É difícil ver “La Cocina” sem pensar no enorme plano-sequência pop (também de DNA mexicano) chamado “Birdman” (2014), numa conexão formal, pela engenharia fotográfica inquieta (parcialmente em preto e branco). No feérico filme de Ruizpalacios, que nasceu (a dividir opiniões) na 74. Berlinale, o preto e branco é contínuo, bem temperado pela cinematografia de Juan Pablo Ramírez, à exceção de um ou dois efeitos (azulados) que se fazem notar na tradução da crise mental de Pedro. É esse o nome da personagem que pode dar a Briones os mais variados troféus, de Berlim em diante.

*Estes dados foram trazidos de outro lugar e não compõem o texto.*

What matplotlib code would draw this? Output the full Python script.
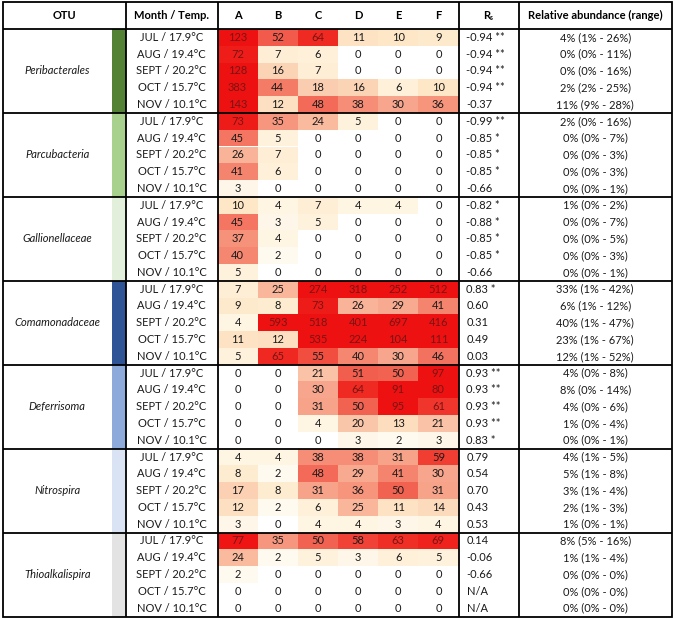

Pedro é um dos muitos imigrantes a trabalhar na cozinha do The Grill, um empório gastronómico nova-iorquino cujo menu vai de Frango Marsala a um suculento “cheeseburger”. A sua rotina de trabalho na grelha é pesada e ele é um ímã de paixões, pelo carisma que tem. É difícil olhar para ele – e cair no abismo da sua loucura – sem pensar em Jeremy Allen White e seu “The Bear“, “A” série mais badalada do momento. Lá, onde também vamos às entranhas da indústria culinária, as crises são do âmbito familiar e de timbre existencial. Já em Ruizpalacios, como se vê desde “Gueros” (2014), o diapasão que faz as angústias reverberarem é sociopolítico, embora um forte componente afetivo se imponha aqui.

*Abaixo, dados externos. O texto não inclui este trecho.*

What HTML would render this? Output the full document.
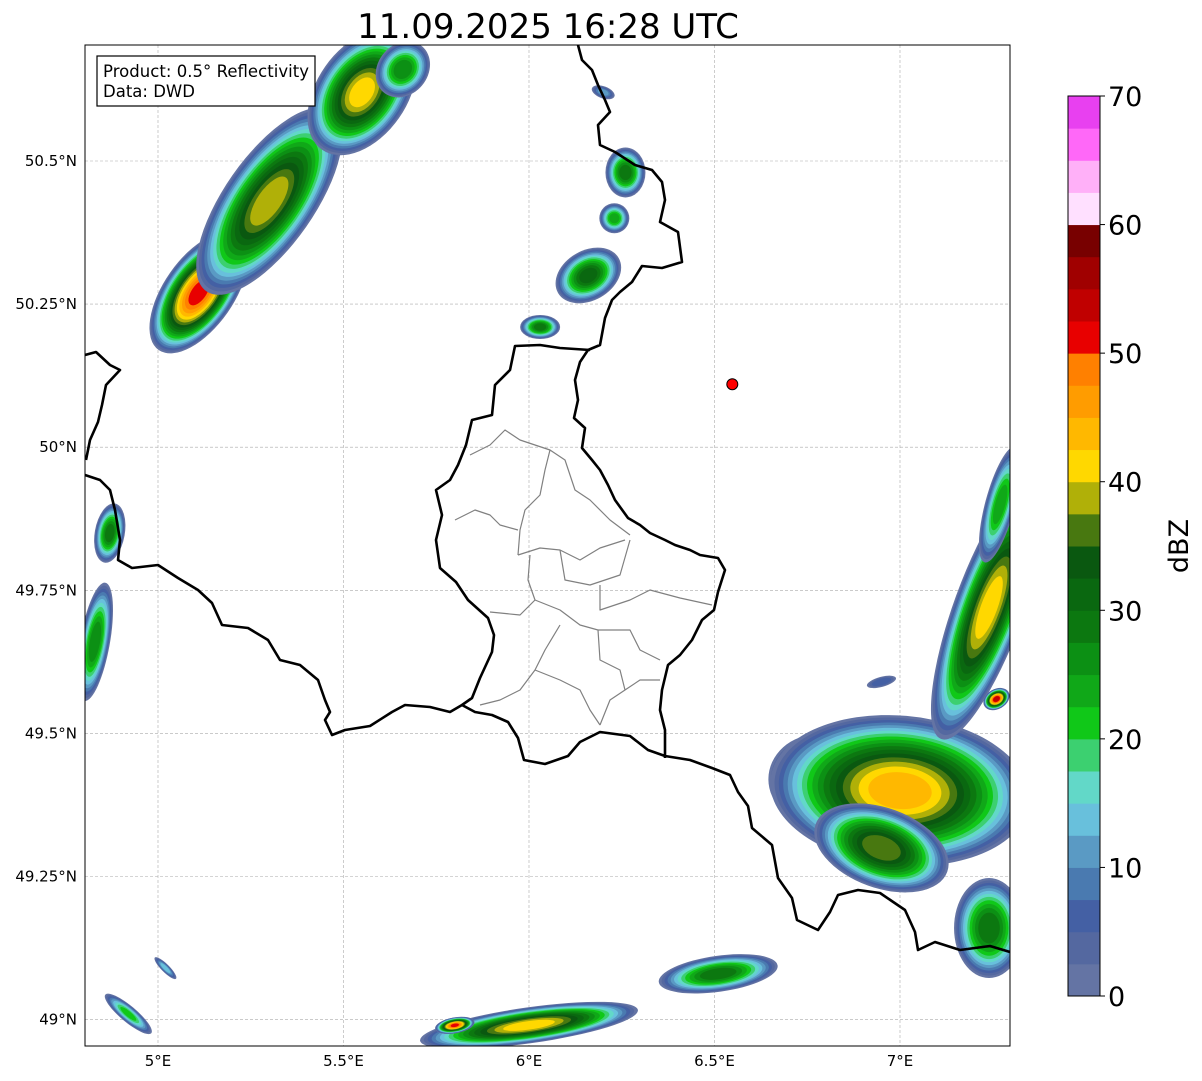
<!DOCTYPE html>
<html><head><meta charset="utf-8">
<style>
html,body{margin:0;padding:0;background:#fff;}
svg{display:block;font-family:"DejaVu Sans","Liberation Sans",sans-serif;}
</style></head>
<body>
<svg id="chart" width="1202" height="1081" viewBox="0 0 1202 1081">
  <defs>
    <clipPath id="mapclip"><rect x="85" y="45" width="925" height="1001"/></clipPath>
  </defs>
  <text x="548" y="38" font-size="34" text-anchor="middle">11.09.2025 16:28 UTC</text>
  <rect x="85" y="45" width="925" height="1001" fill="#fff"/>
  <g id="grid"></g>
  <g id="echoes" clip-path="url(#mapclip)"></g>
  <g clip-path="url(#mapclip)" fill="none" stroke-linejoin="round">
    <path stroke="#808080" stroke-width="1.2" d="M470,455 L490,445 L505,430 L520,440 L535,445 L550,450 L545,470 L540,495 L525,510 L520,530 L518,555 M550,450 L565,460 L575,490 L590,500 L610,520 L630,535 M455,520 L475,510 L490,515 L500,525 L518,530 M518,555 L540,548 L560,550 L580,560 L600,548 L625,540 M530,555 L528,580 L535,600 L520,615 L490,612 M560,550 L565,580 L590,585 L620,575 L630,540 M600,585 L600,610 L630,600 L650,590 L680,598 L712,605 M535,600 L560,610 L580,625 L598,630 L630,630 L640,650 L660,660 M560,625 L545,650 L535,670 L520,690 L500,700 L480,705 M598,630 L600,660 L620,670 L625,690 L610,700 L600,725 M535,670 L560,680 L580,690 L590,710 L600,725 M625,690 L640,680 L660,680"/>
    <path stroke="#000" stroke-width="2.6" d="M578,45 L582,60 L592,70 L598,85 L605,100 L610,112 L598,125 L600,145 L615,152 L635,165 L652,170 L662,182 L665,200 L660,222 L678,232 L682,262 L662,268 L642,266 L632,282 L620,292 L612,300 L605,318 L600,345 L588,350 L580,362 L575,380 L578,400 L574,418 L585,428 L582,448 L592,460 L600,470 L608,485 L615,500 L628,518 L640,525 L650,533 L665,540 L675,545 L690,550 L700,555 L718,558 L725,570 L718,592 L714,610 L702,620 L692,640 L680,655 L668,665 L662,690 L660,710 L665,730 L665,758 M85,475 L100,480 L110,490 L115,510 L120,540 L118,560 L132,568 L158,565 L178,578 L198,590 L212,603 L222,625 L248,628 L268,640 L280,660 L300,665 L318,680 L325,700 L330,712 L325,720 L332,735 L345,730 L370,726 L392,712 L405,705 L430,707 L450,712 L462,705 M85,355 L96,352 L110,365 L120,370 L106,385 L102,405 L98,422 L90,440 L86,460 M590,350 L560,348 L540,345 L515,346 L510,370 L495,385 L492,415 L472,420 L466,445 L458,465 L450,480 L436,490 L442,515 L436,540 L440,568 L456,582 L468,600 L488,618 L494,635 L492,652 L480,678 L472,698 L462,705 L475,712 L492,715 L508,722 L518,738 L524,760 L545,764 L568,756 L580,742 L600,732 L630,736 L648,750 L665,756 L690,760 L712,768 L730,775 L738,792 L748,806 L752,828 L772,845 L778,878 L792,898 L797,920 L818,930 L830,912 L838,895 L858,890 L880,893 L905,910 L915,932 L918,950 L935,942 L960,950 L990,946 L1010,952"/>
  </g>
  <circle id="site" r="5.5" fill="#f00" stroke="#000" stroke-width="1"/>
  <rect x="85" y="45" width="925" height="1001" fill="none" stroke="#000" stroke-width="1"/>
  <g id="axes"></g>
  <g>
    <rect x="97" y="56" width="218" height="50" fill="#fff" stroke="#000" stroke-width="1.2"/>
    <text x="103" y="77" font-size="16.5" textLength="206">Product: 0.5° Reflectivity</text>
    <text x="103" y="97" font-size="16.5">Data: DWD</text>
  </g>
  <g id="colorbar"></g>
  <text transform="translate(1188,546) rotate(-90)" font-size="27" text-anchor="middle">dBZ</text>
</svg>
<script>
const NS = "http://www.w3.org/2000/svg";
// Colour scale (2.5 dBZ bins, 0..70)
const binColors = ["#6474a4","#5468a0","#4460a4","#4a7ab0","#5a9ac4","#68c0dc","#62d8c8","#3cd070","#10c818","#10a818","#0c9014","#0c7810","#0a6810","#0a5810","#487810","#b0b008","#ffd800","#ffb800","#ff9c00","#ff8000","#e80000","#c00000","#a00000","#780000","#ffe0ff","#ffb0f8","#ff68f8","#e840f0"];
const cbTicks = [0,10,20,30,40,50,60,70];
const lonTicks = [5,5.5,6,6.5,7];
const lonLabels = ["5°E","5.5°E","6°E","6.5°E","7°E"];
const latTicks = [49,49.25,49.5,49.75,50,50.25,50.5];
const latLabels = ["49°N","49.25°N","49.5°N","49.75°N","50°N","50.25°N","50.5°N"];
// Echo cells: centre lon/lat, size (px), rotation, peak dBZ
const echoLon  = [5.11,5.30,5.55,5.66,6.26,6.16,6.03,6.23,4.87,4.83,6.78,7.00,7.24,7.26,7.24,6.00,5.80,6.51,4.92,5.02,6.95,6.20,7.27,6.95];
const echoLat  = [50.27,50.43,50.62,50.66,50.48,50.30,50.21,50.40,49.85,49.66,49.42,49.40,49.72,49.56,49.16,48.99,48.99,49.08,49.01,49.09,49.59,50.62,49.90,49.30];
const echoRx   = [70,110,70,30,20,35,20,15,15,15,50,130,35,14,35,110,20,60,30,15,15,12,15,70];
const echoRy   = [35,45,45,25,25,25,12,15,30,60,45,75,140,10,50,18,8,18,8,4,5,6,60,40];
const echoRot  = [-55,-55,-55,-50,0,-30,0,0,10,10,0,5,20,-30,0,-8,-10,-8,40,45,-15,20,15,20];
const echoPeak = [52,40,42,28,30,32,30,25,30,28,28,45,42,55,30,42,52,30,22,15,8,12,25,38];
const siteLon = 6.548, siteLat = 50.11;

const xOf = lon => 158 + (lon - 5) * 371;
const yOf = lat => 161 + (50.5 - lat) * 572.4;
const cbY = v => 996 - v * (900 / 70);
const colorFor = v => binColors[Math.min(binColors.length - 1, Math.max(0, Math.floor(v / 2.5)))];

const grid = document.getElementById('grid');
lonTicks.forEach(t => {
  const l = document.createElementNS(NS, 'line');
  
  
  l.setAttribute('x1', xOf(t)); l.setAttribute('x2', xOf(t));
  l.setAttribute('y1', 45); l.setAttribute('y2', 1046);
  l.setAttribute('stroke', '#aaa'); l.setAttribute('stroke-width', '0.6'); l.setAttribute('stroke-dasharray', '3,2');
  grid.appendChild(l);
});
latTicks.forEach(t => {
  const l = document.createElementNS(NS, 'line');
  
  
  l.setAttribute('x1', 85); l.setAttribute('x2', 1010);
  l.setAttribute('y1', yOf(t)); l.setAttribute('y2', yOf(t));
  l.setAttribute('stroke', '#aaa'); l.setAttribute('stroke-width', '0.6'); l.setAttribute('stroke-dasharray', '3,2');
  grid.appendChild(l);
});

const echoes = document.getElementById('echoes');
echoLon.forEach((lon, i) => {
  const cx = xOf(lon), cy = yOf(echoLat[i]);
  const peak = echoPeak[i];
  const g = document.createElementNS(NS, 'g');
  
  
  g.setAttribute('transform', `translate(${cx},${cy}) rotate(${echoRot[i]})`);
  for (let v = 1; v <= peak; v += 2.5) {
    const s = Math.pow(1 - (v - 1) / (peak + 2), 0.6);
    const e = document.createElementNS(NS, 'ellipse');
    
    
    e.setAttribute('cx', 0); e.setAttribute('cy', 0);
    e.setAttribute('rx', echoRx[i] * s); e.setAttribute('ry', echoRy[i] * s);
    e.setAttribute('fill', colorFor(v));
    g.appendChild(e);
  }
  echoes.appendChild(g);
});

const site = document.getElementById('site');
site.setAttribute('cx', xOf(siteLon)); site.setAttribute('cy', yOf(siteLat));

const axes = document.getElementById('axes');
lonTicks.forEach((t, i) => {
  const tx = document.createElementNS(NS, 'text');
  
  
  tx.setAttribute('x', xOf(t)); tx.setAttribute('y', 1066);
  tx.setAttribute('font-size', '15'); tx.setAttribute('text-anchor', 'middle');
  tx.textContent = lonLabels[i];
  axes.appendChild(tx);
});
latTicks.forEach((t, i) => {
  const tx = document.createElementNS(NS, 'text');
  
  
  tx.setAttribute('x', 77); tx.setAttribute('y', yOf(t) + 5);
  tx.setAttribute('font-size', '15'); tx.setAttribute('text-anchor', 'end');
  tx.textContent = latLabels[i];
  axes.appendChild(tx);
});

const cb = document.getElementById('colorbar');
binColors.forEach((c, i) => {
  const r = document.createElementNS(NS, 'rect');
  
  
  const y0 = cbY(i * 2.5), y1 = cbY(Math.min(70, (i + 1) * 2.5));
  r.setAttribute('x', 1068); r.setAttribute('width', 32);
  r.setAttribute('y', y1); r.setAttribute('height', Math.max(0, y0 - y1) + 0.5);
  r.setAttribute('fill', c);
  cb.appendChild(r);
});
const frame = document.createElementNS(NS, 'rect');


frame.setAttribute('x', 1068); frame.setAttribute('y', 96); frame.setAttribute('width', 32); frame.setAttribute('height', 900);
frame.setAttribute('fill', 'none'); frame.setAttribute('stroke', '#000'); frame.setAttribute('stroke-width', '1');
cb.appendChild(frame);
cbTicks.forEach(t => {
  const l = document.createElementNS(NS, 'line');
  
  
  l.setAttribute('x1', 1100); l.setAttribute('x2', 1105); l.setAttribute('y1', cbY(t)); l.setAttribute('y2', cbY(t));
  l.setAttribute('stroke', '#000');
  cb.appendChild(l);
  const tx = document.createElementNS(NS, 'text');
  
  
  tx.setAttribute('x', 1108); tx.setAttribute('y', cbY(t) + 10);
  tx.setAttribute('font-size', '27');
  tx.textContent = t;
  cb.appendChild(tx);
});
</script>
</body></html>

Esse é o lugar (e a função) de Rooney Mara, precisa no papel de Julia. Ela é uma empregada – das muitas – que batem ponto no The Grill, a levar aos fregueses o melhor que Pedro prepara, sob a ordem do chef vivido por Lee R. Sellars. É um chef sem um tempero de empatia. Julia sai-se bem com ele e com as colegas, fazendo um truque inusitado com os cigarros que não lhe saem da boca.

Ela é uma das poucas funcionárias que nasceu nos EUA. Quase toda a gente ali é imigrante: há uma libanesa enfezada, um grupo do Mali e uma imensa ala do México, a terra de Ruizpalacios. Há espaço para cada um desses imigrantes dar o seu recado numa trama coral, que lembra “A Wedding” (1978), de Robert Altman, no seu dispositivo de olhar para um dia onde tudo se passa – como se fosse um grande evento – na vida de cada ente em cena. Há um conflito de Julia e Pedro sobre o desejo dela de fazer um aborto; há o desaparecimento de uma fortuna da caixa; há uma guerra de egos entre os assistentes de cozinha; há uma máquina de refrigerantes que se avaria… Há de tudo, mas, sobretudo, um mapeamento das inadequações de uma série de subjetividades desencaixadas, como se vê num romance naturalista. É, de longe, o projeto mais maduro de Ruizpalacios.